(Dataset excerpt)
◆ ◆ ◆ ◆ ◆ ◆ ◆
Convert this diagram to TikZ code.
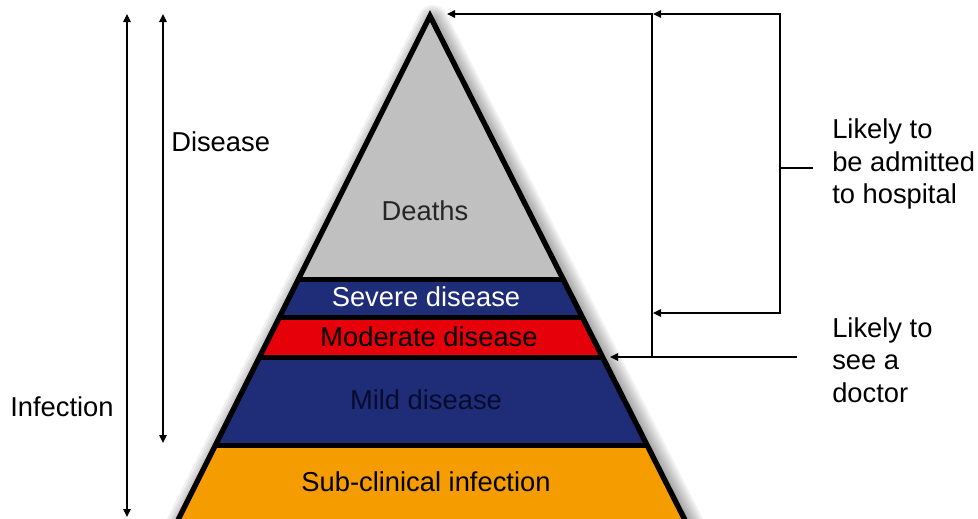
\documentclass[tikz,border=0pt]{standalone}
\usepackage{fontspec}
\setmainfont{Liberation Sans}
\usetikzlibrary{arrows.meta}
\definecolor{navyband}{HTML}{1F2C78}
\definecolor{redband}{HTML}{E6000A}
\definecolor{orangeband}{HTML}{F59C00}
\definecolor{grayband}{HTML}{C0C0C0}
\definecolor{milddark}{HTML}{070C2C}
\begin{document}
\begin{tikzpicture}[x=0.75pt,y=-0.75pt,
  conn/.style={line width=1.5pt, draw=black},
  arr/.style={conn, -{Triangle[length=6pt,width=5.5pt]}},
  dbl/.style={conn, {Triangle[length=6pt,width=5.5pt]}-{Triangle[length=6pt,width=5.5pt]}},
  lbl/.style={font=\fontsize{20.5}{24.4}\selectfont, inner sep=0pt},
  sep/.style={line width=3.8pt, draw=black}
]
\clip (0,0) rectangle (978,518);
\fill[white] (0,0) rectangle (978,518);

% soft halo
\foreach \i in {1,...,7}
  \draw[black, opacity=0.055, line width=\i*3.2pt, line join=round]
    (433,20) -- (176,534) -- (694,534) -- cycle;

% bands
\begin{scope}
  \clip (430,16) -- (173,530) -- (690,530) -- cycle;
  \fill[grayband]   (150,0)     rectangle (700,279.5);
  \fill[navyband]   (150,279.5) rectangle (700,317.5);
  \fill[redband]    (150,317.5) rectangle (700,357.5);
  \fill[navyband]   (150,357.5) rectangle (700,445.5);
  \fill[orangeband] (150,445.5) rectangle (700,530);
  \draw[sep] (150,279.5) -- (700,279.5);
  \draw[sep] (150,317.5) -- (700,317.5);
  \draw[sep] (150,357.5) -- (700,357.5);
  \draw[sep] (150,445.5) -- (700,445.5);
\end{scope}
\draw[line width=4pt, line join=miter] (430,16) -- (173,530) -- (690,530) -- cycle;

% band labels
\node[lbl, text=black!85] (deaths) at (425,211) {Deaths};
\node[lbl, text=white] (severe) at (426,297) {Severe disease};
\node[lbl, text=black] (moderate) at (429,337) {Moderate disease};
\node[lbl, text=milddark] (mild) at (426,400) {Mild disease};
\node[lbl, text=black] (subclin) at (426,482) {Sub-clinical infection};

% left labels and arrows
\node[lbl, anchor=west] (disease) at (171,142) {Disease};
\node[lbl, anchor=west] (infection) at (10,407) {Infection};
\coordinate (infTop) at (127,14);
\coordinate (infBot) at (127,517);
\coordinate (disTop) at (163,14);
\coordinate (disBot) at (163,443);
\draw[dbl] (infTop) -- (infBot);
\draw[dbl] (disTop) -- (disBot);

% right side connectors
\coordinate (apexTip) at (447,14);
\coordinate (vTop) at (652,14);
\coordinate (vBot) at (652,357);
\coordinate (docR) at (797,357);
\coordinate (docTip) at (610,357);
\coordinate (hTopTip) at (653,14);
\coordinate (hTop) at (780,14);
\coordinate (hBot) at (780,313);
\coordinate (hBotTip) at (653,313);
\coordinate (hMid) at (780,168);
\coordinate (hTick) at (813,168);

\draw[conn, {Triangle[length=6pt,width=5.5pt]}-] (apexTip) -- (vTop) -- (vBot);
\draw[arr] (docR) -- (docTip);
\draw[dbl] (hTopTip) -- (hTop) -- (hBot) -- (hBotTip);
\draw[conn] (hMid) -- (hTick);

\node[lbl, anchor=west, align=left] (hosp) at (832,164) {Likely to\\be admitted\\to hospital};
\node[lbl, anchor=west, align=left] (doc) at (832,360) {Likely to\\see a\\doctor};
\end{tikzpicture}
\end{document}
◆ ◆ ◆ ◆ ◆ ◆ ◆
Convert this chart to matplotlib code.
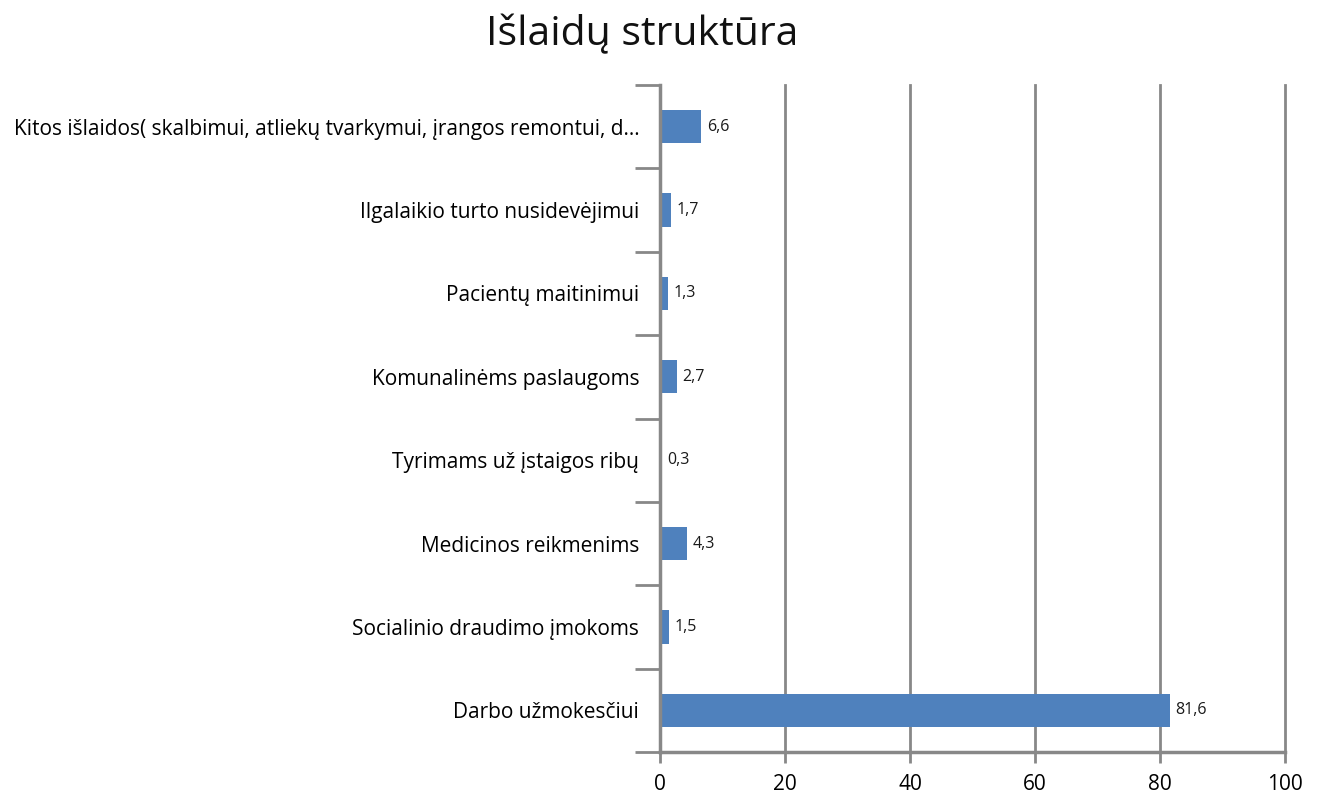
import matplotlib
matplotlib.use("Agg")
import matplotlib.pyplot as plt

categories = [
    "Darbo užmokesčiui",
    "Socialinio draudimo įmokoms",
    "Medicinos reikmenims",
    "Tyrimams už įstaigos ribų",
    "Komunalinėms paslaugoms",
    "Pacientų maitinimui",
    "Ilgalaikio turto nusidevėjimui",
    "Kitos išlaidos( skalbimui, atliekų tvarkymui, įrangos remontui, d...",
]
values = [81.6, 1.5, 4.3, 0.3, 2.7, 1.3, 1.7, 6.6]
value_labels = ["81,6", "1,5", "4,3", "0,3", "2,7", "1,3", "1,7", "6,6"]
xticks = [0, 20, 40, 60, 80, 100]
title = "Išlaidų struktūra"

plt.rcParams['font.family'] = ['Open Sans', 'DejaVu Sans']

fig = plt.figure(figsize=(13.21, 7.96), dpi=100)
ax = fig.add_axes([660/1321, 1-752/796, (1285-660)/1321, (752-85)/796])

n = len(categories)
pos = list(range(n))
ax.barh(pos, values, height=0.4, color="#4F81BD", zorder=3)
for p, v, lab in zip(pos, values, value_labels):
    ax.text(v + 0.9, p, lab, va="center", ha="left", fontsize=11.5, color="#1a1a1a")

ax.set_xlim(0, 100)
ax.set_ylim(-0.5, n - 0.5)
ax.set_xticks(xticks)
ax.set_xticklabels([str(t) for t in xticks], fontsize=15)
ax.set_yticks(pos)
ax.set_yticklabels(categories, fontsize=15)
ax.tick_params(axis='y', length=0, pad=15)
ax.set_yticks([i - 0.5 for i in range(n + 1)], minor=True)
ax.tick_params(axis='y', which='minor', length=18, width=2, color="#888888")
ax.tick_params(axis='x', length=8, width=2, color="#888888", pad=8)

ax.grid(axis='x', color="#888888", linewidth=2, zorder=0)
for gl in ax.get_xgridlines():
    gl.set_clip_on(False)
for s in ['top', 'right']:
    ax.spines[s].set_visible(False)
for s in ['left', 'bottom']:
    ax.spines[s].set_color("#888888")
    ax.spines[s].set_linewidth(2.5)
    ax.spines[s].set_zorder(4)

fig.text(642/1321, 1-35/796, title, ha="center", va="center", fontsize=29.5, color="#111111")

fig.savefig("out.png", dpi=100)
◆ ◆ ◆ ◆ ◆ ◆ ◆
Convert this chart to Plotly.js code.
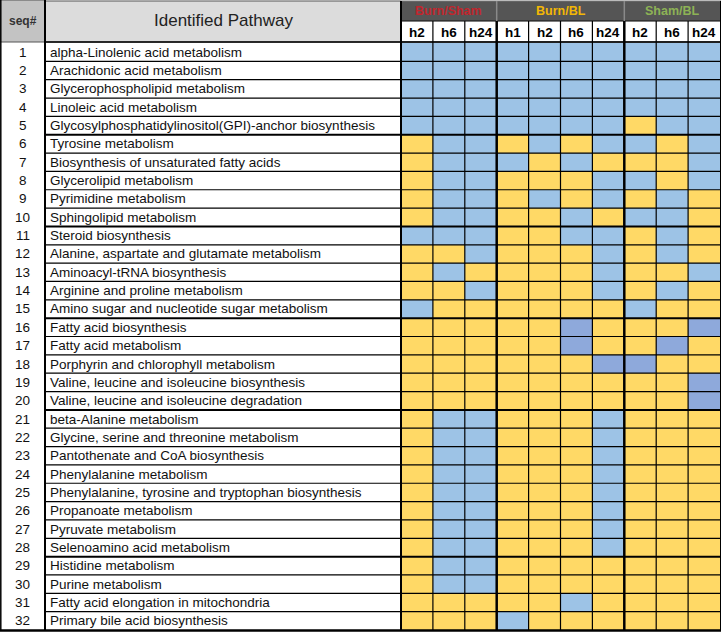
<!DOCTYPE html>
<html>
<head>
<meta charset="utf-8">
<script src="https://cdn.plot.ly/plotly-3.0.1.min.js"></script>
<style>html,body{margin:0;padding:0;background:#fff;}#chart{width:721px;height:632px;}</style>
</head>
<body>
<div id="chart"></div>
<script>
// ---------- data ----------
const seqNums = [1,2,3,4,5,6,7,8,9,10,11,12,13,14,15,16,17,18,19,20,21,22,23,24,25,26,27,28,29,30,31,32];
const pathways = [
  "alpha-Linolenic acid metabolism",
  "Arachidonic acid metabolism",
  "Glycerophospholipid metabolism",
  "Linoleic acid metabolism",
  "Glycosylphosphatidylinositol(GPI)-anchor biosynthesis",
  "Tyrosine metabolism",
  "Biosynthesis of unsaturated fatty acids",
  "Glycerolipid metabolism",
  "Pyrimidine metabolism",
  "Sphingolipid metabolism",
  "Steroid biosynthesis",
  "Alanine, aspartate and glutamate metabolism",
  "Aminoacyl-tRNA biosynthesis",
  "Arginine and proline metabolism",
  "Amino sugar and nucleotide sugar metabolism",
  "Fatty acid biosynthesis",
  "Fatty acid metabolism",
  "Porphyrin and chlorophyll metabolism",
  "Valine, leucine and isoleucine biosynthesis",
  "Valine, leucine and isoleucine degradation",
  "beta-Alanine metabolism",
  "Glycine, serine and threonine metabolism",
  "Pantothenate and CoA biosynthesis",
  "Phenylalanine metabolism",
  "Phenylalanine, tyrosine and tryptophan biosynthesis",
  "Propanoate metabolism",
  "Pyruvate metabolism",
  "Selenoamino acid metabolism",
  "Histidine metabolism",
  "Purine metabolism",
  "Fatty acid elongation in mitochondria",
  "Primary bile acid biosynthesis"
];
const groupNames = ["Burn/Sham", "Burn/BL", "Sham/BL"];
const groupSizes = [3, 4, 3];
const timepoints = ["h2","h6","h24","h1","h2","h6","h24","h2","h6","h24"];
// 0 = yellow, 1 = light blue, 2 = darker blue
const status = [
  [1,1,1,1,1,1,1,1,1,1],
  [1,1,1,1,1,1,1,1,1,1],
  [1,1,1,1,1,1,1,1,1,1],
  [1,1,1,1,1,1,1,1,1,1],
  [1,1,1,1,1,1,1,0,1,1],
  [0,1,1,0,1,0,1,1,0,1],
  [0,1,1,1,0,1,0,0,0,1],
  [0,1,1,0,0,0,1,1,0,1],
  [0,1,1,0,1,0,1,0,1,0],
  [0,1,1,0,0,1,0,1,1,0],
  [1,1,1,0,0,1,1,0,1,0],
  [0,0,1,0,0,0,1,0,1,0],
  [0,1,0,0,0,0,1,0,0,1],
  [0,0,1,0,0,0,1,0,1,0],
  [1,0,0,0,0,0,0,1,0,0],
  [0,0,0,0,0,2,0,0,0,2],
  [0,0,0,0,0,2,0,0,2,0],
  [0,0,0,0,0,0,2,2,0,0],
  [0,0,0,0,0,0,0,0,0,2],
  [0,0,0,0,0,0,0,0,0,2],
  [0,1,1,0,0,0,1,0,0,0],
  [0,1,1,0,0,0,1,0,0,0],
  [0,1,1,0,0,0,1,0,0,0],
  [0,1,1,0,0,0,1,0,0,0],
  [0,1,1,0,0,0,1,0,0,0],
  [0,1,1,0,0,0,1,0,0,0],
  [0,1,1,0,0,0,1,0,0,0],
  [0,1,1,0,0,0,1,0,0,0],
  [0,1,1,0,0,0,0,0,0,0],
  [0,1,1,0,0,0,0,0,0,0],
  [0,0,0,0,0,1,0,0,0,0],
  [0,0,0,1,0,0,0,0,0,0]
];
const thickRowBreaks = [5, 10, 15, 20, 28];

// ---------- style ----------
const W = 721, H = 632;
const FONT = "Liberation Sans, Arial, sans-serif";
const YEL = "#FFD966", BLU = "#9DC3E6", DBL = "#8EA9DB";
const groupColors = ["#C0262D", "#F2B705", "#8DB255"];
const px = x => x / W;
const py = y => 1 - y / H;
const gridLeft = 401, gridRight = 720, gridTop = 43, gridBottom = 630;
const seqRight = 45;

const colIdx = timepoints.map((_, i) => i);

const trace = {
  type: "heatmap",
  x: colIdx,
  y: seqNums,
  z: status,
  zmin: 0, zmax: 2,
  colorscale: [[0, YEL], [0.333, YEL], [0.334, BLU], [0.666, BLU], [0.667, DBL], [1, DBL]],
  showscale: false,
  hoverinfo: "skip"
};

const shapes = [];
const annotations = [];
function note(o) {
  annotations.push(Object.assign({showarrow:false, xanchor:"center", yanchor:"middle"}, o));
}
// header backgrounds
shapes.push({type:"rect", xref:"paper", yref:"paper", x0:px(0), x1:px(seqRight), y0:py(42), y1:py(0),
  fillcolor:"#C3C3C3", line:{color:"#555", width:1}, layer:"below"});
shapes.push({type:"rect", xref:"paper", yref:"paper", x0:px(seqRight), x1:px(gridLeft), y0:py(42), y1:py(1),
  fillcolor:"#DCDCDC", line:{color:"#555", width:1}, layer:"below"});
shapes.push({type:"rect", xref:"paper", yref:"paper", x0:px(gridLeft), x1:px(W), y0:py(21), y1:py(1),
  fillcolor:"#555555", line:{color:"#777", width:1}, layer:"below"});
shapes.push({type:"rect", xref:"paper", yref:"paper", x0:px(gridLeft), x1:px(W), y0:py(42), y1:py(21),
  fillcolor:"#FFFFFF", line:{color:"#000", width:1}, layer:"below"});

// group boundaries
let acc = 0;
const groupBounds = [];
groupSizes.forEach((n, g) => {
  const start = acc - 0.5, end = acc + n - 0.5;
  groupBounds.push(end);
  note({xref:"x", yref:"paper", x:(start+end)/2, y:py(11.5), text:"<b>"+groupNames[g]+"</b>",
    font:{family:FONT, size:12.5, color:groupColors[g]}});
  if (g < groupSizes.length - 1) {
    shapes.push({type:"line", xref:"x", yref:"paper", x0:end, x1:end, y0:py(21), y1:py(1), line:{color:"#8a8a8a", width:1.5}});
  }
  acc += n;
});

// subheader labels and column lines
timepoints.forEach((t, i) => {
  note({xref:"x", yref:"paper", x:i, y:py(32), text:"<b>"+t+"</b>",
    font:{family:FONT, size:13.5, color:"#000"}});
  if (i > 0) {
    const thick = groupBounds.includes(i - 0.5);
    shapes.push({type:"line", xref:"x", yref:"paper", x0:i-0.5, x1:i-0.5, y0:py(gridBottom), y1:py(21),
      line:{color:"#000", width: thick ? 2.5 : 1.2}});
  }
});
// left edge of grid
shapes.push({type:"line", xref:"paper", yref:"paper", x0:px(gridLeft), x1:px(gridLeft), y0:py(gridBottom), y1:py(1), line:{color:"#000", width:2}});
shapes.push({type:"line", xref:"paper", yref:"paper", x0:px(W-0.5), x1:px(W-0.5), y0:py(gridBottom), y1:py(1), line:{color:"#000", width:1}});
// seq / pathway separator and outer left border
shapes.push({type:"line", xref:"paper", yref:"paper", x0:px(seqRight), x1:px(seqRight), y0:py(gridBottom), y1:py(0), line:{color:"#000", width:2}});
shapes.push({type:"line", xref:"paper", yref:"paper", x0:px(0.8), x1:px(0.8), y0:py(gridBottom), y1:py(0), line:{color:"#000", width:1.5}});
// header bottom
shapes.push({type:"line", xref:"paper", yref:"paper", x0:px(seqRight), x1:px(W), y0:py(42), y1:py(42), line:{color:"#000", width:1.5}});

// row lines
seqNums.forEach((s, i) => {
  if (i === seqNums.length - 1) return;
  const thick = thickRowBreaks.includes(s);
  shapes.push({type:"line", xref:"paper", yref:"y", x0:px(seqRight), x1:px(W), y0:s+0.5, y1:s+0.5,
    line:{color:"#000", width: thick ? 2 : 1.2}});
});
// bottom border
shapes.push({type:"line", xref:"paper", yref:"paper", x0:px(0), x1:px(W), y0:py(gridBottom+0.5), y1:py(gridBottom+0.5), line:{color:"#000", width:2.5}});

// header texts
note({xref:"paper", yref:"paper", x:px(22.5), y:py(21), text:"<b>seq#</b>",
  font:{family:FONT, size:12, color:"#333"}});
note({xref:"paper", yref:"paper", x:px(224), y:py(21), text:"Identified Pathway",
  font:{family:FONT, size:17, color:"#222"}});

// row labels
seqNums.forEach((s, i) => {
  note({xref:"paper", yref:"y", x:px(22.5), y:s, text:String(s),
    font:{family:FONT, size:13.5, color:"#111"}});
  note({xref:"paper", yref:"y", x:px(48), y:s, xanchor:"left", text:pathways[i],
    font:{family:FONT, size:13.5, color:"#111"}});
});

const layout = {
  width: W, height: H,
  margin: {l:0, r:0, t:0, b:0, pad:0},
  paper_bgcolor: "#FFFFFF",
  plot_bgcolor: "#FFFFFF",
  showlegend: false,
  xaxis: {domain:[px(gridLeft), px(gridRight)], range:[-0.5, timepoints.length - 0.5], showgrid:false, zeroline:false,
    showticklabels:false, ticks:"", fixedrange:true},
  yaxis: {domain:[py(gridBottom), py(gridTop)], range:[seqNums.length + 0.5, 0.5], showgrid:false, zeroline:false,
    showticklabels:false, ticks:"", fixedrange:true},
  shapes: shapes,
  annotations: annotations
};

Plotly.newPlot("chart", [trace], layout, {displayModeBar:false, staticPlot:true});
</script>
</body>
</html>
◆ ◆ ◆ ◆ ◆ ◆ ◆
EXERCISE DETAILS |
Take only the lines above from the one that has "Convert this chart to matplotlib code." through the one that has "import matplotlib.pyplot as plt" and reproduce them exactly, omitting any pictures.

THE OUTPUT |
Convert this chart to matplotlib code.
import matplotlib
matplotlib.use("Agg")
import matplotlib.pyplot as plt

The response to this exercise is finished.